(Extracted records)

-*-*-

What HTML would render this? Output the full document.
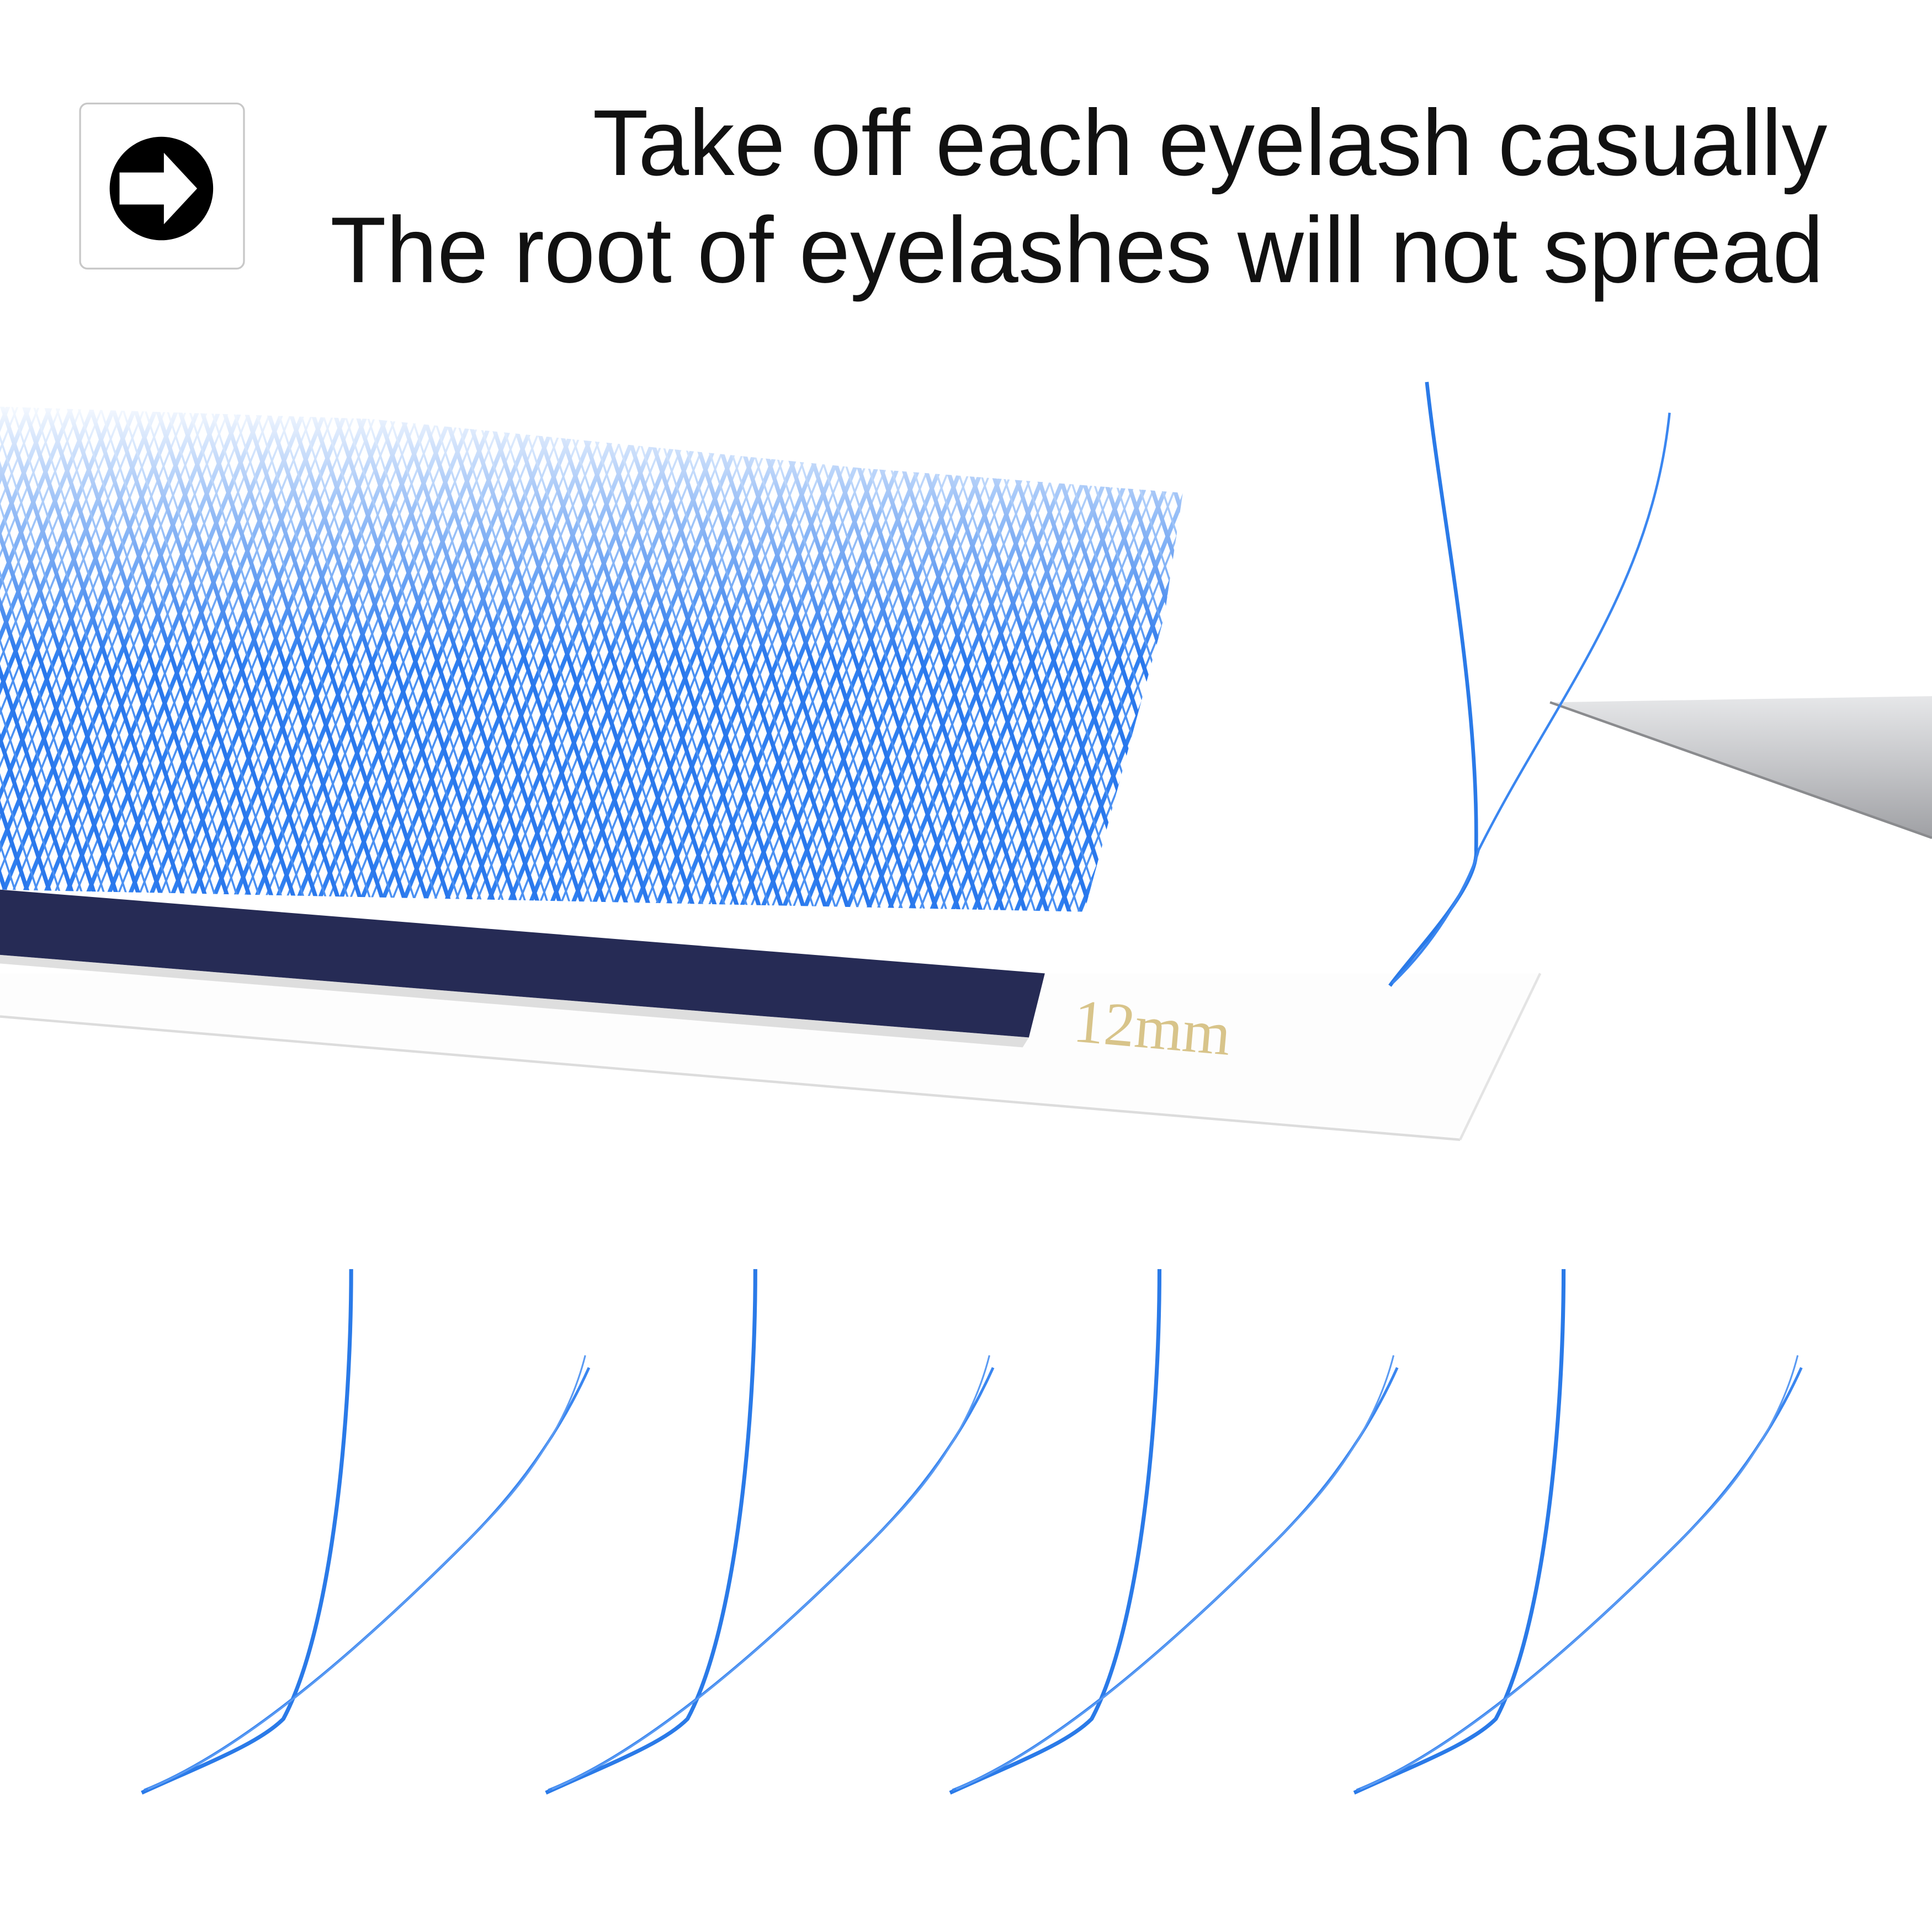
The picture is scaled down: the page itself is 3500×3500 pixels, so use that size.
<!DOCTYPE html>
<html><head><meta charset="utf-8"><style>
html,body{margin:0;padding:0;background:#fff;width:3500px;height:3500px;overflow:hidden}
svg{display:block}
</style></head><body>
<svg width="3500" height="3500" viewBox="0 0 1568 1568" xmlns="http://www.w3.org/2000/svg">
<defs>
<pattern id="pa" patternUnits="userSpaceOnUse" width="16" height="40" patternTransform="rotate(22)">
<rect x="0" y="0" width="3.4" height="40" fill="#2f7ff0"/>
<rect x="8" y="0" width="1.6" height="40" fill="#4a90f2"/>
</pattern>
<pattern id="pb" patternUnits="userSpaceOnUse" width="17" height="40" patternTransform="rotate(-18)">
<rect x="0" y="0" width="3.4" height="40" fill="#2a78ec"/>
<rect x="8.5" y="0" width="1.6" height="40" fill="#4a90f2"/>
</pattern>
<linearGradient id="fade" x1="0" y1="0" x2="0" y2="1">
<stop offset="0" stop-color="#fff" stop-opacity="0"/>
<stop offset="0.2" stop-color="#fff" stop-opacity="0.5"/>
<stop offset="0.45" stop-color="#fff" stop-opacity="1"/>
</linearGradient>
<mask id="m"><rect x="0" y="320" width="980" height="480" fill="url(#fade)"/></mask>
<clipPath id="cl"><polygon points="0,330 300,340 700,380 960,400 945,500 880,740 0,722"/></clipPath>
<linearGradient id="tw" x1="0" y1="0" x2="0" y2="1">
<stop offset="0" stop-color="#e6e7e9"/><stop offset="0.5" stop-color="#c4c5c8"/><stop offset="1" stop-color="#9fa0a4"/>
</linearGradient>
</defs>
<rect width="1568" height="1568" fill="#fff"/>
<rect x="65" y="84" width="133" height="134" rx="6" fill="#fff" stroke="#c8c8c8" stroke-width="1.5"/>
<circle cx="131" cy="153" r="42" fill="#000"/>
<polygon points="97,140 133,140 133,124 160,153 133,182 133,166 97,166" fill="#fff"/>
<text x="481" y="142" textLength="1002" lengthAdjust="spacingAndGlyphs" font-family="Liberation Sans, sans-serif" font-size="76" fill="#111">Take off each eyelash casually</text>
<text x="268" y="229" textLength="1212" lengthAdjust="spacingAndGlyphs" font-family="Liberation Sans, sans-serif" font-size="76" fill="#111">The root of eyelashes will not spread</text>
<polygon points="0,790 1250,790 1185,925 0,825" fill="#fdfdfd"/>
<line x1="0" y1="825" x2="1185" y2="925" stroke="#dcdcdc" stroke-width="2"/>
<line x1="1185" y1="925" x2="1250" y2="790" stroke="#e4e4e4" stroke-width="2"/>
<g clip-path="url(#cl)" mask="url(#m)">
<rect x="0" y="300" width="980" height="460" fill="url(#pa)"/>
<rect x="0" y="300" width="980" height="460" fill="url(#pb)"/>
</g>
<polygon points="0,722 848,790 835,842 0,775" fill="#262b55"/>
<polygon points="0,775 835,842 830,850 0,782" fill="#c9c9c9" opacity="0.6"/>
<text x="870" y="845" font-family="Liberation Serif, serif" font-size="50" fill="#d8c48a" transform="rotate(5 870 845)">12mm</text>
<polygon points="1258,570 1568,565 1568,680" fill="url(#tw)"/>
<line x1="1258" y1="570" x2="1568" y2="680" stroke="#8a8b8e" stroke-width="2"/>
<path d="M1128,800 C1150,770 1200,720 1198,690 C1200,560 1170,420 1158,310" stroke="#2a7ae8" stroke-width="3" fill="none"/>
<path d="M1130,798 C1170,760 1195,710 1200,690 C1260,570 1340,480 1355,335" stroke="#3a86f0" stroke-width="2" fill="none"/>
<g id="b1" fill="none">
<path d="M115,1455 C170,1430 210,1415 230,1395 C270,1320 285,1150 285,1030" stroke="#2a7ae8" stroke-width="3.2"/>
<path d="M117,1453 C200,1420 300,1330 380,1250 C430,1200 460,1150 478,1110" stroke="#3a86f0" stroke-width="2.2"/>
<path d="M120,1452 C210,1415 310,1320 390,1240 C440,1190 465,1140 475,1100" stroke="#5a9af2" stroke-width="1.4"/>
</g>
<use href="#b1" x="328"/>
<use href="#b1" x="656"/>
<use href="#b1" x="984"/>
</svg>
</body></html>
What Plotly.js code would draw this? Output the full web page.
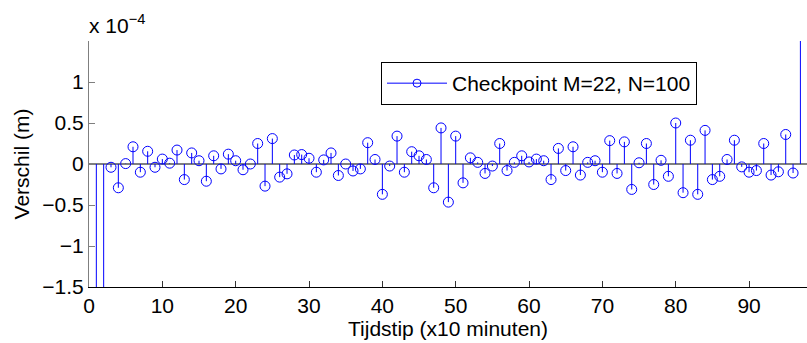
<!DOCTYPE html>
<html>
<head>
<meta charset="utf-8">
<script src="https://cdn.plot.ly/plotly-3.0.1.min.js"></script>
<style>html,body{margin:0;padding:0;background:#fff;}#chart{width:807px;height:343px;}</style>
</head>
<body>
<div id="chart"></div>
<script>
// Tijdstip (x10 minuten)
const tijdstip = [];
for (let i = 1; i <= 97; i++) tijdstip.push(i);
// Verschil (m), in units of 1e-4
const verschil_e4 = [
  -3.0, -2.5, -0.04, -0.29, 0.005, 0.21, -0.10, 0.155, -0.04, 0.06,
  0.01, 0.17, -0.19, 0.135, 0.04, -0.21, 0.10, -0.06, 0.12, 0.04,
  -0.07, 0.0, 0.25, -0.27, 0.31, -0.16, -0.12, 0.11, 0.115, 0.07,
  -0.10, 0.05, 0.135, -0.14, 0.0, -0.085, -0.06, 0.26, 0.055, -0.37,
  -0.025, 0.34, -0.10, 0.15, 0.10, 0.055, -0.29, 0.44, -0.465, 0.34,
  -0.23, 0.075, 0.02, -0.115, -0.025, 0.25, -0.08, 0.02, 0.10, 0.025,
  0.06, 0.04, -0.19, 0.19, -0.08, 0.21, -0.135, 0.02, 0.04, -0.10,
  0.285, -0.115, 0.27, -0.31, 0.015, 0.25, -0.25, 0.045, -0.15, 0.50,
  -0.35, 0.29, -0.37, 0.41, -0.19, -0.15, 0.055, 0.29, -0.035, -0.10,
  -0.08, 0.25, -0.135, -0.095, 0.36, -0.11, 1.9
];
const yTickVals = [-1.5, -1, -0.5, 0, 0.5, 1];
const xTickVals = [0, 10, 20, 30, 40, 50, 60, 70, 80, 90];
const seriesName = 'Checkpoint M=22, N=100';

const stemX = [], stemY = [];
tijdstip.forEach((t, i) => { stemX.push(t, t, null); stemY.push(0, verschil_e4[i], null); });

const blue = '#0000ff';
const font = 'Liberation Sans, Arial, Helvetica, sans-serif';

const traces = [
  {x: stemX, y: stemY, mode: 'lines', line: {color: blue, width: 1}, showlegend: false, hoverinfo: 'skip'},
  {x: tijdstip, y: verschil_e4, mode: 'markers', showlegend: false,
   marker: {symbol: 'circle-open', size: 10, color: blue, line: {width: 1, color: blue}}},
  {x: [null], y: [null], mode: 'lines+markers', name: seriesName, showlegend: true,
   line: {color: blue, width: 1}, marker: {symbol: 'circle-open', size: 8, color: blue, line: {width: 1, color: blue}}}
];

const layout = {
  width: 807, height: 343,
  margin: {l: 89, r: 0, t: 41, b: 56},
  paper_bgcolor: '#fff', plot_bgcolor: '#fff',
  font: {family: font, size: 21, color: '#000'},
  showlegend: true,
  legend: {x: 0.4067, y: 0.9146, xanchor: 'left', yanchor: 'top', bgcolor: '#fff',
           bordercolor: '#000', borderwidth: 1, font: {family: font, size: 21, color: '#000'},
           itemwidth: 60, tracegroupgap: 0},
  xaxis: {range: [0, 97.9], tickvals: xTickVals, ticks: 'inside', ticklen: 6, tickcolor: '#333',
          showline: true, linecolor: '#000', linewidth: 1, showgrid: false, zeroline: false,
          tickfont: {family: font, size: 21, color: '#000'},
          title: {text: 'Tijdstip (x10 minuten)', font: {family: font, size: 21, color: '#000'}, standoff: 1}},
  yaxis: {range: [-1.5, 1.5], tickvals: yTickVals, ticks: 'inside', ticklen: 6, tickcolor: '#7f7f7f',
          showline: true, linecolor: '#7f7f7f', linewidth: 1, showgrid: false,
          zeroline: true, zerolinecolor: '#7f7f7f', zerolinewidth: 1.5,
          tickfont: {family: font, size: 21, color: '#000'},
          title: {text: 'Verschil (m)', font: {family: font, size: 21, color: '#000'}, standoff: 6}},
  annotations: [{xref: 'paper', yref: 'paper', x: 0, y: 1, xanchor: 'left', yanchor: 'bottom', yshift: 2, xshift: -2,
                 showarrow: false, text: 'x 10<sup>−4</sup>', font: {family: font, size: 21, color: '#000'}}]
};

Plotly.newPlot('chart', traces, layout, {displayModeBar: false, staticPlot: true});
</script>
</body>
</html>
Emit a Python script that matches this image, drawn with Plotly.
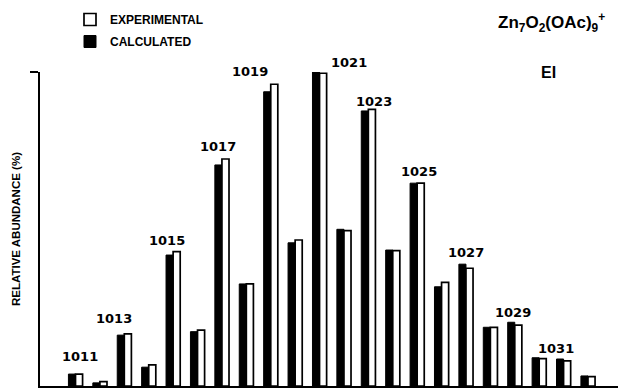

-*-*-

Among the entries above, identify all lines with "this" and copy them.

### Worked solution
What HTML would render this? Output the full document.
What Plotly.js code would draw this? Output the full web page.
Emit a Python script that matches this image, drawn with Plotly.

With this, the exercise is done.